The unexpected Brexit vote and Donald Trump’s presidential election victory both occurred despite overwhelming predictions to the contrary, writes John Reese in a recent article for The Globe and Mail. The CEO of Validea illustrates how forecasting in the world of investing is “equally fraught with unpredictable outcomes despite seemingly reasonable expectations.”
Reese supports his argument with the research findings of psychology professor Philip Tetlock, who conducted a study of the predictive success of both experts and non-experts and analyzed upwards of 80,000 forecasts regarding various political and economic events. Tetlock found that, regardless of educational background, experience or access to information, “the more famous the expert, the less accurate he or she tended to be.”

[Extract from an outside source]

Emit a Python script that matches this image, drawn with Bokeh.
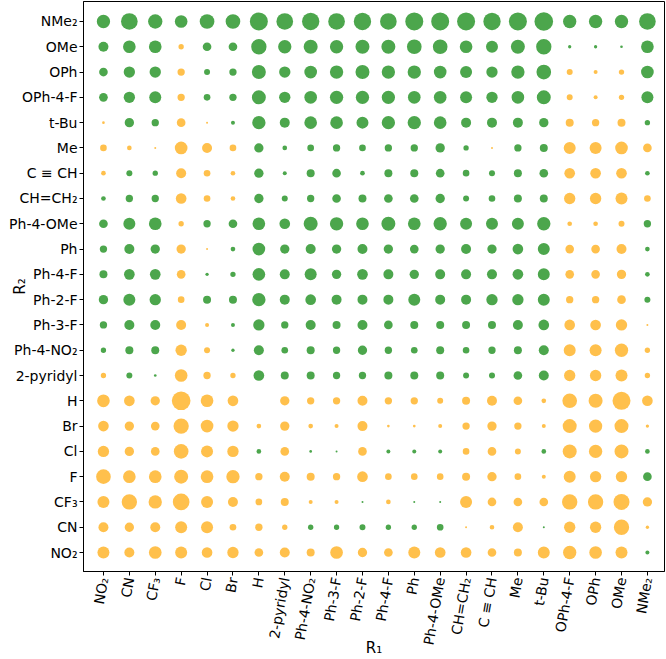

Using a metaphor of hedgehogs and foxes, Tetlock divides forecasters into two groups: Hedgehogs, who have bold ideas and are afforded media attention and headlines; and foxes, who are more flexible and skeptical in their thinking and who, Tetlock found, “tend to do better than hedgehogs” when predicting outcomes. In a 2010 paper, Tetlock argued that while experts generally have a higher predictive success rate than complete novices, “experts do not know nearly as much as they think they do, and they work hard to cover up mistakes.”
Reese explains Tetlock’s finding that computer models “tend to be better predictors than humans,” and that Validea’s use of quantitative models based on the philosophies of guru investors such as Benjamin Graham and Warren Buffett help identify companies with solid fundamentals.